Tuesday, July 22, 2008

Four Word Movie Review – Halloween (2007, Rob Zombie)

In an on going effort to save my millions of readers’ time I have yet again condensed a review down to four words. Since some people, homosexuals, need more information than that to judge a film I have been kind enough to provide a description. Also I have included my early drafts for this review to show how my process works. I know many of you would question the logic in remaking a film that is still watch-able in genera (Horror) that ages far better than others. You would all be right, but I watched it so you have to hear about it and always the drinking game is at the bottom.


First Draft

Don’t see this film.


Draft Two

Kill Rob Zombie…now.


Since that really didn’t please my editor, dickhead, I wrote another review.

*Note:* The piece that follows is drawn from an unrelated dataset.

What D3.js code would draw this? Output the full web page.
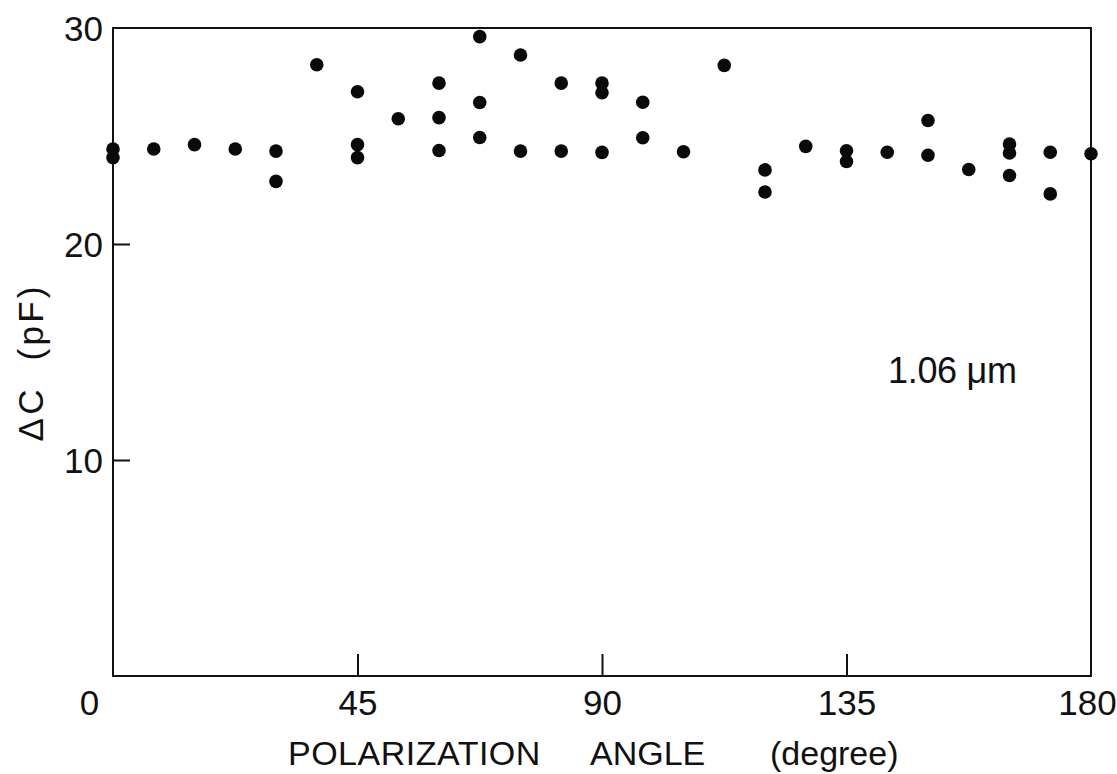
<!DOCTYPE html>
<html>
<head>
<meta charset="utf-8">
<script src="https://cdn.jsdelivr.net/npm/d3@7"></script>
<style>
  body { margin: 0; background: #fff; }
  text { font-family: "Liberation Sans", Arial, sans-serif; fill: #111; }
</style>
</head>
<body>
<div id="chart"></div>
<script>
// polarization angle (degree) and measured capacitance change (pF)
const angles = [0, 0, 7.5, 15, 22.5, 30, 30, 37.5, 45, 45, 45, 52.5, 60, 60, 60,
  67.5, 67.5, 67.5, 75, 75, 82.5, 82.5, 90, 90, 90, 97.5, 97.5, 105, 112.5,
  120, 120, 127.5, 135, 135, 142.5, 150, 150, 157.5, 165, 165, 165, 172.5, 172.5, 180]
const deltaC = [24.4, 24.0, 24.4, 24.6, 24.4, 24.3, 22.9, 28.3, 27.05, 24.6, 24.0, 25.8, 27.45, 25.85, 24.33,
  29.6, 26.55, 24.93, 28.75, 24.3, 27.45, 24.3, 27.45, 27.0, 24.24, 26.56, 24.92, 24.27, 28.27,
  23.43, 22.41, 24.52, 24.32, 23.82, 24.25, 25.72, 24.11, 23.45, 24.63, 24.21, 23.17, 24.25, 22.32, 24.18]
const xTicks = [0, 45, 90, 135, 180]
const yTicks = [10, 20, 30]
const xTitleWords = ['POLARIZATION', 'ANGLE', '(degree)']
const yTitle = '\u0394C  (pF)'
const note = '1.06 \u03bcm'

const width = 1117
const height = 774
const margin = {top: 28, right: 26, bottom: 98, left: 113}

const data = angles.map((a, i) => ({angle: a, dc: deltaC[i]}))

const svg = d3.select('#chart')
  .append('svg')
  .attr('width', width)
  .attr('height', height)

const x = d3.scaleLinear()
  .domain([0, 180])
  .range([margin.left, width - margin.right])

const y = d3.scaleLinear()
  .domain([0, 30])
  .range([height - margin.bottom, margin.top])

// frame
svg.append('rect')
  .attr('x', x(0))
  .attr('y', y(30))
  .attr('width', x(180) - x(0))
  .attr('height', y(0) - y(30))
  .attr('fill', 'none')
  .attr('stroke', '#111')
  .attr('stroke-width', 2)

const xAxis = svg.append('g')
  .attr('transform', `translate(0,${y(0)})`)
  .call(d3.axisBottom(x).tickValues(xTicks).tickSizeInner(-22).tickSizeOuter(0).tickPadding(14))
xAxis.select('.domain').remove()
xAxis.selectAll('.tick line')
  .attr('stroke', '#111')
  .attr('stroke-width', 2)
  .attr('display', d => (d === 0 || d === 180) ? 'none' : null)
xAxis.selectAll('.tick text')
  .attr('font-size', 35)
  .attr('fill', '#111')
  .attr('dx', d => d === 0 ? -24 : d === 180 ? -4 : 0)

const yAxis = svg.append('g')
  .attr('transform', `translate(${x(0)},0)`)
  .call(d3.axisLeft(y).tickValues(yTicks).tickSizeInner(-17).tickSizeOuter(0).tickPadding(10))
yAxis.select('.domain').remove()
yAxis.selectAll('.tick line')
  .attr('stroke', '#111')
  .attr('stroke-width', 2)
  .attr('display', d => d === 30 ? 'none' : null)
yAxis.selectAll('.tick text')
  .attr('font-size', 35)
  .attr('fill', '#111')
  .attr('dy', '0.36em')

// points
svg.selectAll('circle')
  .data(data)
  .enter()
  .append('circle')
  .attr('cx', d => x(d.angle))
  .attr('cy', d => y(d.dc))
  .attr('r', 6.8)
  .attr('fill', '#0a0a0a')

// x title, three spaced words
const titleX = [288, 590, 770]
svg.selectAll('.xtitle')
  .data(xTitleWords)
  .enter()
  .append('text')
  .attr('class', 'xtitle')
  .attr('x', (d, i) => titleX[i])
  .attr('y', 765)
  .attr('font-size', 34)
  .attr('letter-spacing', (d, i) => i === 0 ? 0.5 : 0)
  .text(d => d)

svg.append('text')
  .attr('transform', 'translate(43,364) rotate(-90)')
  .attr('text-anchor', 'middle')
  .attr('font-size', 35)
  .attr('textLength', 155)
  .attr('xml:space', 'preserve')
  .text(yTitle)

svg.append('text')
  .attr('x', x(143) - 2)
  .attr('y', 383)
  .attr('font-size', 36)
  .attr('textLength', 129)
  .text(note)
</script>
</body>
</html>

Offensive – Why does every Rob Zombie film have to involve these offensive and stereotyped depictions of rednecks, hillbillies, and white trash? It’s like a fucking Slipknot video white a bunch of fat ugly people shrieking at each other. This makes white people look bad, I actually feel offended.


Masturbation – Rob’s just jerking off for most the film. The beginning of the original, i.e. good, film was short and sweet. Rob was able to drag it out for a fucking hour. Michael was already grown and killing babysitters by then. Michael Myers uses masks to disconnect from the world…then stop letting him wear the damn things. We get it you liked that he wears a fucking mask.

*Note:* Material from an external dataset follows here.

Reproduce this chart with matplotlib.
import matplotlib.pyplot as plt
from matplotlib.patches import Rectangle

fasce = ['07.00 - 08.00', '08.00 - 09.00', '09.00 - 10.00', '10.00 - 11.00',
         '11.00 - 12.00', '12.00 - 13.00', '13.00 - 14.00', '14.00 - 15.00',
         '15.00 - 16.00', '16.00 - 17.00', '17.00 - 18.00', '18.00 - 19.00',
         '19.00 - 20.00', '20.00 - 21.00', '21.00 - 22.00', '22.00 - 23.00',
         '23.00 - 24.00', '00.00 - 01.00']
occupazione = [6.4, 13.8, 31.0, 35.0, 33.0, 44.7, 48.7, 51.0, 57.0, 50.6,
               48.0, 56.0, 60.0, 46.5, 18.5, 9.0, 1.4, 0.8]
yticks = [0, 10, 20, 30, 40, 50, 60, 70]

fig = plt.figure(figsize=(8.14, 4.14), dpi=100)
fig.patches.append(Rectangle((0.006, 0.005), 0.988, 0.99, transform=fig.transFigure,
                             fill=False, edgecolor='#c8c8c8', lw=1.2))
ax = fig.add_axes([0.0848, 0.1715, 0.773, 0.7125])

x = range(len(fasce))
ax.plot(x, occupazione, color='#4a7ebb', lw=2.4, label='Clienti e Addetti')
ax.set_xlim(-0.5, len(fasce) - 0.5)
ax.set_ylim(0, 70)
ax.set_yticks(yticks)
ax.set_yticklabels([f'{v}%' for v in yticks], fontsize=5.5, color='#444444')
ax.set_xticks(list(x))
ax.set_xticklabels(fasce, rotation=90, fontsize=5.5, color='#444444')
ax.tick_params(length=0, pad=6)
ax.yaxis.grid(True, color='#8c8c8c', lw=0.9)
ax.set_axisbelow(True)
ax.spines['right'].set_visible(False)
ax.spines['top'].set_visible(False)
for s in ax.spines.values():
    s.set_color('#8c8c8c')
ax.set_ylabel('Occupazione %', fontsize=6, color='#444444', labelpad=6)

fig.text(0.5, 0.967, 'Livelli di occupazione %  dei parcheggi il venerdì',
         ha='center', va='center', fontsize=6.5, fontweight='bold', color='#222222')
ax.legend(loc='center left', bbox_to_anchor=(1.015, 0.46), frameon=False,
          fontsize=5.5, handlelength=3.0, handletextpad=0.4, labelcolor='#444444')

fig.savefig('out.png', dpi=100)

Midget – When he murders his whole family (SPOILER ALERT IT’S LAME) he’s wearing the white Shatner mask, but it’s fucking huge so it looks like a mini Michael Myers is killing people. It’s exacerbated by the clown costume he’s wearing, like it’s opposite day and Michael is now a dwarf clown.


Small – If your going to make a bad horror movie, or any movie for that matter, filled with instant dry blood, the Myers having a pool despite being poor, and plot holes including the hiding of the Shatner mask you have a duty to provider one thing – big titties. All the tits in this film were hella small, bug bites really. Everyone was still using a training bra. Small tities are a slap in the face. Rob doesn’t care enough about us to make a good film or admit his film sucks by trying to save it with a few good racks. For shame you bastard.


Drinking Game


Rules – Every time one of these things happens in the film you have to take a drink of something alcoholic. We traditionally play with beer. If you find a better rule please email me at __________. We use five rules because they are easy to remember, but more are listed to give you choices.

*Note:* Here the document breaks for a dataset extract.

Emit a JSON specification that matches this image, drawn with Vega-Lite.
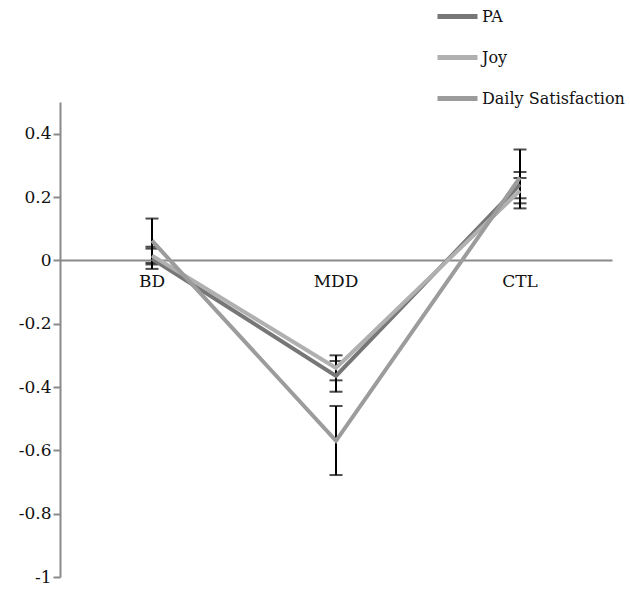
{
  "$schema": "https://vega.github.io/schema/vega-lite/v6.json",
  "width": 552,
  "height": 475,
  "autosize": "none",
  "padding": {"left": 60, "top": 102, "right": 18, "bottom": 17},
  "background": "white",
  "config": {
    "view": {"stroke": null},
    "font": "DejaVu Serif"
  },
  "data": {
    "values": [
      {"group": "BD", "measure": "PA", "mean": 0.005, "lo": -0.027, "hi": 0.037},
      {"group": "BD", "measure": "Joy", "mean": 0.015, "lo": -0.013, "hi": 0.043},
      {"group": "BD", "measure": "Daily Satisfaction", "mean": 0.062, "lo": -0.008, "hi": 0.132},
      {"group": "MDD", "measure": "PA", "mean": -0.365, "lo": -0.415, "hi": -0.318},
      {"group": "MDD", "measure": "Joy", "mean": -0.34, "lo": -0.379, "hi": -0.3},
      {"group": "MDD", "measure": "Daily Satisfaction", "mean": -0.57, "lo": -0.678, "hi": -0.46},
      {"group": "CTL", "measure": "PA", "mean": 0.24, "lo": 0.196, "hi": 0.279},
      {"group": "CTL", "measure": "Joy", "mean": 0.22, "lo": 0.18, "hi": 0.26},
      {"group": "CTL", "measure": "Daily Satisfaction", "mean": 0.262, "lo": 0.164, "hi": 0.35}
    ]
  },
  "encoding": {
    "x": {
      "field": "group",
      "type": "nominal",
      "sort": ["BD", "MDD", "CTL"],
      "scale": {"paddingInner": 0, "paddingOuter": 0},
      "axis": {
        "title": null,
        "labelAngle": 0,
        "offset": -317,
        "domainColor": "#8a8a8a",
        "domainWidth": 2,
        "ticks": false,
        "labelFontSize": 17,
        "labelColor": "#111",
        "labelPadding": 13,
        "labelFont": "DejaVu Serif"
      }
    }
  },
  "layer": [
    {
      "mark": {"type": "rule", "color": "black", "strokeWidth": 2},
      "encoding": {
        "y": {"field": "lo", "type": "quantitative", "scale": {"domain": [-1, 0.5], "nice": false}},
        "y2": {"field": "hi"}
      }
    },
    {
      "mark": {"type": "tick", "color": "black", "thickness": 2, "size": 13, "orient": "horizontal"},
      "encoding": {"y": {"field": "lo", "type": "quantitative"}}
    },
    {
      "mark": {"type": "tick", "color": "black", "thickness": 2, "size": 13, "orient": "horizontal"},
      "encoding": {"y": {"field": "hi", "type": "quantitative"}}
    },
    {
      "mark": {"type": "line", "strokeWidth": 4},
      "encoding": {
        "y": {
          "field": "mean",
          "type": "quantitative",
          "scale": {"domain": [-1, 0.5], "nice": false},
          "axis": {
            "title": null,
            "values": [-1, -0.8, -0.6, -0.4, -0.2, 0, 0.2, 0.4],
            "labelExpr": "'' + datum.value",
            "grid": false,
            "domainColor": "#8a8a8a",
            "domainWidth": 2,
            "tickColor": "#8a8a8a",
            "tickWidth": 2,
            "tickSize": 7,
            "labelFontSize": 17,
            "labelColor": "#111",
            "labelPadding": 2,
            "labelFont": "DejaVu Serif"
          }
        },
        "color": {
          "field": "measure",
          "type": "nominal",
          "sort": ["PA", "Joy", "Daily Satisfaction"],
          "scale": {"domain": ["PA", "Joy", "Daily Satisfaction"], "range": ["#777777", "#b0b0b0", "#9c9c9c"]},
          "legend": {
            "title": null,
            "orient": "none",
            "legendX": 375,
            "legendY": -108,
            "symbolType": "stroke",
            "symbolSize": 1600,
            "symbolStrokeWidth": 5,
            "labelFontSize": 16,
            "labelColor": "#111",
            "labelOffset": 2,
            "rowPadding": 8,
            "labelFont": "DejaVu Serif"
          }
        },
        "order": {"field": "measure"}
      }
    }
  ]
}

1. Halloween paraphernalia shown (Pumpkins, costumes, etc.)

2. Horror Movie Standards (Jumps where something jumps at the screen, “I’ll be right back,” Sex = death, running up stairs, etc)

3. Every time someone dies

4. Every time you hear Michaels name (Michael, Mike, Myers, fucktard)

5. Every time someone screams

6. Every time the stupid masks change.

Example – Someone falls while running from Michael Myers take a drink.